Sunday, October 10, 2010
I couldn't sleep well again. So much on my mind. So much I want to say. But it will never be enough. I lost myself for a moment there, became someone I used to be. But I was reminded of who I really am. Accepting reality, no matter how great the pain is. I now know what to say. And I am waiting for the chance to. I won't stop waiting just because there aren't any replies. There won't be a moment I would forget. There is really a lot of thing in my mind I want to say. And the waiting, never felt so long before. Never dealt such pain before. But I've waited so long, I guess this hurt can be endured. For how long is that is unknown, but for as long as it takes. So start realising soon.
Distance
Friday, October 8, 2010
After seeing what I saw, I just wanted to run. I felt a sudden rush of adrenaline. I just wanted to run in that direction. But I couldn't. And I didn't want to. Cause I am suppose to wait. Its like a boomerang. Once thrown you will have to wait for it to come back. You throw it to see it fly so far. And wait for it to come back. You see it fly so far wondering if it will come back. So you wait. So I wait. When it comes back I will catch it. Definitely. It will come back. Right? No, It will surely come back. I know. That's why I wait.
A repeat of the past.
Thursday, October 7, 2010
It's happening all over again.

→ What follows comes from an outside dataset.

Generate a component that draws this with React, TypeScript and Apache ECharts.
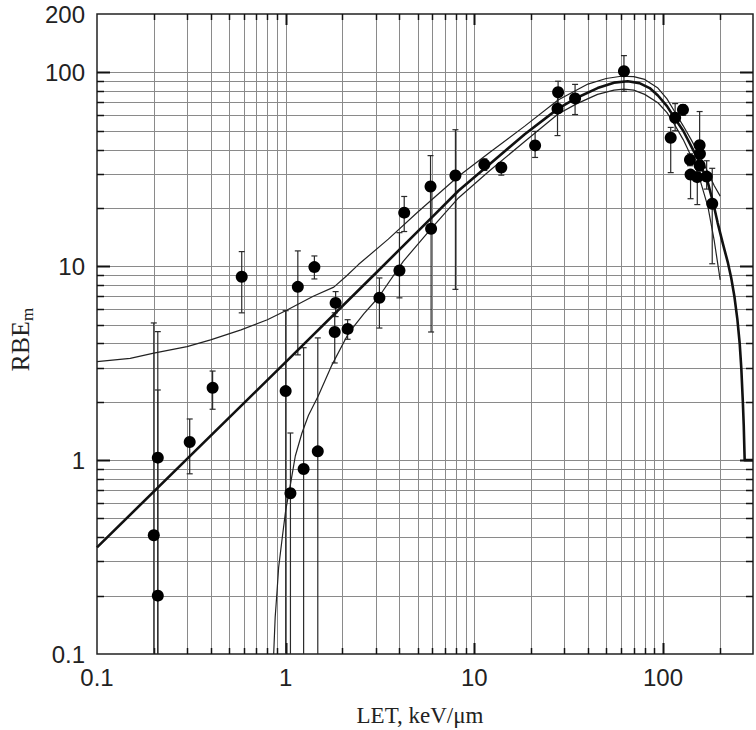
import React, { useEffect, useRef } from "react";
import * as echarts from "echarts";

// ---- Axis ranges ----
const X_MIN = 0.1;
const X_MAX = 300;
const Y_MIN = 0.1;
const Y_MAX = 200;

// ---- Measured points: LET (keV/µm), RBEm, error low, error high ----
const pointLET = [0.2, 0.21, 0.21, 0.31, 0.41, 0.585, 1.0, 1.06, 1.16, 1.245, 1.42, 1.48, 1.84, 1.82, 2.13, 3.14, 4.01, 4.25, 5.86, 5.9, 7.94, 11.3, 13.9, 21.0, 27.8, 27.6, 34.2, 62.1, 116, 127.6, 109.9, 156.4, 157, 139, 156.4, 140, 152, 170.4, 182.4];
const pointRBE = [0.41, 1.03, 0.2, 1.24, 2.36, 8.83, 2.27, 0.675, 7.83, 0.9, 9.9, 1.11, 6.47, 4.58, 4.75, 6.88, 9.5, 18.9, 25.8, 15.6, 29.4, 33.5, 32.3, 42, 78.9, 65, 73.4, 101.3, 58.3, 64.2, 46, 42.1, 38, 35.4, 33.1, 29.7, 28.8, 29, 21];
const errLow = [0.1, 0.1, 0.1, 0.85, 1.83, 5.75, 0.1, 0.1, 3.49, 0.1, 8.6, 0.1, 5.5, 3.17, 4.2, 4.8, 6.87, 15.1, 15.6, 4.58, 7.6, 31.2, 29.5, 36.4, 65, 47.2, 60.6, 79.9, 50, 60, 30.4, 40, 35, 33, 31, 22.3, 20.8, 25, 10.3];
const errHigh = [5.1, 4.6, 2.3, 1.63, 2.88, 11.9, 5.9, 1.38, 12.0, 3.8, 11.3, 4.27, 7.4, 5.75, 5.3, 8.7, 14.9, 22.9, 37.2, 25.8, 50.6, 35.8, 34, 49.6, 90, 78.9, 86.7, 122, 69, 68, 52, 62.8, 41, 38, 35, 31, 30.5, 35, 32];

// ---- Fitted curve (thick) ----
const fitLET = [0.1, 1, 3, 5.83, 8.24, 12, 18.5, 27.8, 35, 45, 55, 65, 75, 85, 94, 105, 115, 128, 141, 157, 173, 185, 195, 208, 221, 230, 239, 248, 255, 260, 265, 268, 271, 300];
const fitRBE = [0.355, 3.2, 9.2, 17.5, 24.5, 33.5, 48, 65, 74, 83, 88.5, 90, 88, 83, 76, 67, 58.3, 50, 41.6, 34, 27, 21, 16.7, 13, 10.4, 8.7, 7, 5.3, 4, 3, 2, 1.5, 1, 1];

// ---- Upper confidence band ----
const upperLET = [0.1, 0.15, 0.2, 0.3, 0.4, 0.58, 0.8, 1.0, 1.4, 1.8, 2.1, 2.43, 3.5, 5, 8.24, 12, 18.5, 27.8, 40, 50, 60, 70, 80, 94, 105, 115, 128, 141, 157, 173, 187, 201];
const upperRBE = [3.22, 3.35, 3.56, 3.85, 4.17, 4.7, 5.3, 5.89, 7.0, 7.8, 8.9, 10.2, 13.8, 19, 29.1, 38.5, 52.8, 72, 87, 93, 95.5, 95, 92, 83, 73, 63, 53, 45, 37, 30.5, 26, 23];

// ---- Lower confidence band ----
const lowerLET = [0.864, 0.88, 0.9, 0.918, 0.96, 1.0, 1.06, 1.125, 1.22, 1.32, 1.49, 1.76, 2.15, 2.6, 3.1, 4.2, 5.83, 8.24, 12, 18.5, 27.8, 35, 45, 55, 62, 70, 80, 94, 105, 115, 128, 141, 157, 173, 187, 201];
const lowerRBE = [0.1, 0.155, 0.21, 0.28, 0.4, 0.55, 0.75, 1.05, 1.38, 1.7, 2.15, 3.1, 4.5, 5.7, 6.9, 10.6, 15.4, 22.5, 31, 44, 61, 69, 77, 81, 82, 81, 77, 69.7, 62, 53.9, 45, 36.9, 28, 20.3, 13.5, 8.5];

// ---- Grid / tick values ----
const xGridValues = [0.2, 0.3, 0.4, 0.5, 0.6, 0.7, 0.8, 0.9, 1, 2, 3, 4, 5, 6, 7, 8, 9, 10, 20, 30, 40, 50, 60, 70, 80, 90, 100, 200];
const yGridValues = [0.2, 0.3, 0.4, 0.5, 0.6, 0.7, 0.8, 0.9, 1, 2, 3, 4, 5, 6, 7, 8, 9, 10, 20, 30, 40, 50, 60, 70, 80, 90, 100];
const xMajor = [1, 10, 100];
const yMajor = [1, 10, 100];
const yLabelValues = [0.1, 1, 10, 100, 200];
const xLabelValues = [0.1, 1, 10, 100];

const pair = (xs: number[], ys: number[]) => xs.map((x, i) => [x, ys[i]]);

const fmtFor = (allowed: number[]) => (v: number) => {
  for (const a of allowed) {
    if (Math.abs(v - a) / a < 1e-6) return a < 1 ? a.toFixed(1) : String(a);
  }
  return "";
};

export default function App() {
  const ref = useRef<HTMLDivElement>(null);

  useEffect(() => {
    if (!ref.current) return;
    const chart = echarts.init(ref.current, null, { renderer: "svg" });

    const gridColor = "#8a8a8a";
    const MAJ = 11;
    const MIN = 6;
    const labelFont = "Liberation Sans, Arial, sans-serif";
    const serif = "Liberation Serif, Times New Roman, serif";

    const option: any = {
      animation: false,
      backgroundColor: "#ffffff",
      grid: {
        left: 97,
        top: 14,
        width: 658,
        height: 640,
        show: true,
        borderColor: "#222",
        borderWidth: 1.5,
        backgroundColor: "transparent",
      },
      xAxis: {
        type: "log",
        logBase: 10,
        min: X_MIN,
        max: X_MAX,
        axisLine: { show: false },
        axisTick: { show: false },
        splitLine: { show: false },
        minorTick: { show: false },
        axisLabel: {
          formatter: fmtFor(xLabelValues),
          fontFamily: labelFont,
          fontSize: 24,
          color: "#222",
          margin: 11,
          showMinLabel: true,
          showMaxLabel: true,
        },
      },
      yAxis: {
        type: "log",
        logBase: 10,
        min: Y_MIN,
        max: Y_MAX,
        axisLine: { show: false },
        axisTick: { show: false },
        splitLine: { show: false },
        minorTick: { show: false },
        axisLabel: {
          formatter: fmtFor(yLabelValues),
          fontFamily: labelFont,
          fontSize: 24,
          color: "#222",
          margin: 12,
          showMinLabel: true,
          showMaxLabel: true,
        },
      },
      graphic: [
        {
          type: "text",
          x: 420,
          y: 715,
          style: {
            text: "LET, keV/\u03bcm",
            fontFamily: serif,
            fontSize: 23,
            fill: "#222",
            align: "center",
            verticalAlign: "middle",
          },
        },
        {
          type: "group",
          x: 20,
          y: 341,
          rotation: Math.PI / 2,
          children: [
            {
              type: "text",
              x: 20,
              y: 0,
              style: {
                text: "RBE",
                fontFamily: serif,
                fontSize: 26,
                fill: "#222",
                align: "right",
                verticalAlign: "middle",
              },
            },
            {
              type: "text",
              x: 20,
              y: 7,
              style: {
                text: "m",
                fontFamily: serif,
                fontSize: 17,
                fill: "#222",
                align: "left",
                verticalAlign: "middle",
              },
            },
          ],
        },
      ],
      series: [
        // vertical grid lines
        {
          type: "custom",
          silent: true,
          z: 1,
          data: xGridValues.map((v) => [v, 1]),
          renderItem: (params: any, api: any) => {
            const cs = params.coordSys;
            const px = Math.round(api.coord([api.value(0), 1])[0]) + 0.5;
            return {
              type: "line",
              shape: { x1: px, y1: cs.y, x2: px, y2: cs.y + cs.height },
              style: { stroke: gridColor, lineWidth: 1 },
            };
          },
        },
        // horizontal grid lines
        {
          type: "custom",
          silent: true,
          z: 1,
          data: yGridValues.map((v) => [1, v]),
          renderItem: (params: any, api: any) => {
            const cs = params.coordSys;
            const py = Math.round(api.coord([1, api.value(1)])[1]) + 0.5;
            return {
              type: "line",
              shape: { x1: cs.x, y1: py, x2: cs.x + cs.width, y2: py },
              style: { stroke: gridColor, lineWidth: 1 },
            };
          },
        },
        // x ticks (bottom and top, inside)
        {
          type: "custom",
          silent: true,
          z: 3,
          data: xGridValues.map((v) => [v, 1, xMajor.indexOf(v) >= 0 ? 1 : 0]),
          renderItem: (params: any, api: any) => {
            const cs = params.coordSys;
            const px = Math.round(api.coord([api.value(0), 1])[0]) + 0.5;
            const len = api.value(2) ? MAJ : MIN;
            const lw = api.value(2) ? 2 : 1.5;
            return {
              type: "group",
              children: [
                { type: "line", shape: { x1: px, y1: cs.y + cs.height, x2: px, y2: cs.y + cs.height - len }, style: { stroke: "#111", lineWidth: lw } },
                { type: "line", shape: { x1: px, y1: cs.y, x2: px, y2: cs.y + len }, style: { stroke: "#111", lineWidth: lw } },
              ],
            };
          },
        },
        // y ticks (left and right, inside)
        {
          type: "custom",
          silent: true,
          z: 3,
          data: yGridValues.map((v) => [1, v, yMajor.indexOf(v) >= 0 ? 1 : 0]),
          renderItem: (params: any, api: any) => {
            const cs = params.coordSys;
            const py = Math.round(api.coord([1, api.value(1)])[1]) + 0.5;
            const len = api.value(2) ? MAJ + 2 : MIN + 1;
            const lw = api.value(2) ? 2 : 1.5;
            return {
              type: "group",
              children: [
                { type: "line", shape: { x1: cs.x, y1: py, x2: cs.x + len, y2: py }, style: { stroke: "#111", lineWidth: lw } },
                { type: "line", shape: { x1: cs.x + cs.width, y1: py, x2: cs.x + cs.width - len, y2: py }, style: { stroke: "#111", lineWidth: lw } },
              ],
            };
          },
        },
        // error bars
        {
          type: "custom",
          silent: true,
          z: 4,
          clip: true,
          data: pointLET.map((x, i) => [x, pointRBE[i], errLow[i], errHigh[i]]),
          renderItem: (params: any, api: any) => {
            const x = api.value(0);
            const lo = api.value(2);
            const hi = api.value(3);
            const pLo = api.coord([x, lo]);
            const pHi = api.coord([x, hi]);
            const cap = 3;
            const st = { stroke: "#2a2a2a", lineWidth: 1.2 };
            const children: any[] = [
              { type: "line", shape: { x1: pLo[0], y1: pLo[1], x2: pHi[0], y2: pHi[1] }, style: st },
              { type: "line", shape: { x1: pHi[0] - cap, y1: pHi[1], x2: pHi[0] + cap, y2: pHi[1] }, style: st },
            ];
            if (lo > Y_MIN * 1.0001) {
              children.push({ type: "line", shape: { x1: pLo[0] - cap, y1: pLo[1], x2: pLo[0] + cap, y2: pLo[1] }, style: st });
            }
            return { type: "group", children };
          },
        },
        // upper band
        {
          type: "line",
          data: pair(upperLET, upperRBE),
          showSymbol: false,
          smooth: false,
          clip: true,
          z: 5,
          silent: true,
          lineStyle: { color: "#222", width: 1.2 },
        },
        // lower band
        {
          type: "line",
          data: pair(lowerLET, lowerRBE),
          showSymbol: false,
          smooth: false,
          clip: true,
          z: 5,
          silent: true,
          lineStyle: { color: "#222", width: 1.2 },
        },
        // fit
        {
          type: "line",
          data: pair(fitLET, fitRBE),
          showSymbol: false,
          smooth: false,
          clip: true,
          z: 6,
          silent: true,
          lineStyle: { color: "#111", width: 2.6, join: "round" },
        },
        // points
        {
          type: "scatter",
          data: pair(pointLET, pointRBE),
          symbol: "circle",
          symbolSize: 12,
          z: 7,
          silent: true,
          itemStyle: { color: "#000", opacity: 1 },
        },
      ],
    };

    chart.setOption(option);
    return () => chart.dispose();
  }, []);

  return (
    <div
      ref={ref}
      style={{ position: "fixed", left: 0, top: 0, width: 756, height: 730, background: "#fff" }}
    />
  );
}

I'll just wait and see what we will decide to choose. I'll just wait no matter how hard it is. I'll continue to wait.
Its all about me. Me doing it for............
Wednesday, October 6, 2010
I'm blogging more these days. Probably because this is the only place left for me...... Well, I told myself never ever to wish for anything anymore, to hope at all, to trust anyone, to believe in anything, to say sorry, to promise, to plead. But I can't help not doing so now. I don't want what happened before to happen all over again. And I won't let it. That's why I wish so much now. I hope for the better. I trust with all my heart. I will believe in you no matter what. I will say sorry cause I really am. I will promise because I will hold on to it. I will plead all just because I have got one more chance to do right and I won't let go so easily. I won't give up. I won't leave. I won't forget. I will hold on. I will keep on trying. I will give it all to understand. I will do all the work. I will wait.
Walking strong.
Monday, October 4, 2010
It doesn't matter about me. Cause no one could figure out anyway. But its okay, I'm strong. I'll do the work from now on. I will try to understand. I will wait to listen. I will be there only if I'm wanted. I will be the support. I will never leave. I will wait. No matter how much pain I hold, I will be walking on. I won't walk too far cause that would mean I am leaving. Just don't let me walk off too far. I'll be waiting. Always. All the words I can say to assure are all from my heart. Don't doubt what I say, cause I'm not telling lies. Right now, it really does hurt. A lot. But its alright uhh. I can still do what I do. The things I do for everyone else.
overwhelmed
Saturday, October 2, 2010
Just need a little time, to be that usual random self again. But this time it aches. Really bad. Never did it ache so badly before. Maybe I will be only realised when it is all too late. But till then, I will still wait. Just feel like ripping it out and throwing it away. So many things I had to say. But I guess it would never be enough. Nor will it be ever understood. I'll just pick those broken pieces. And walk on. Walk on till one day maybe. I might reach a better place. Or maybe I would have just walked to far till I'm forgotten. By everyone.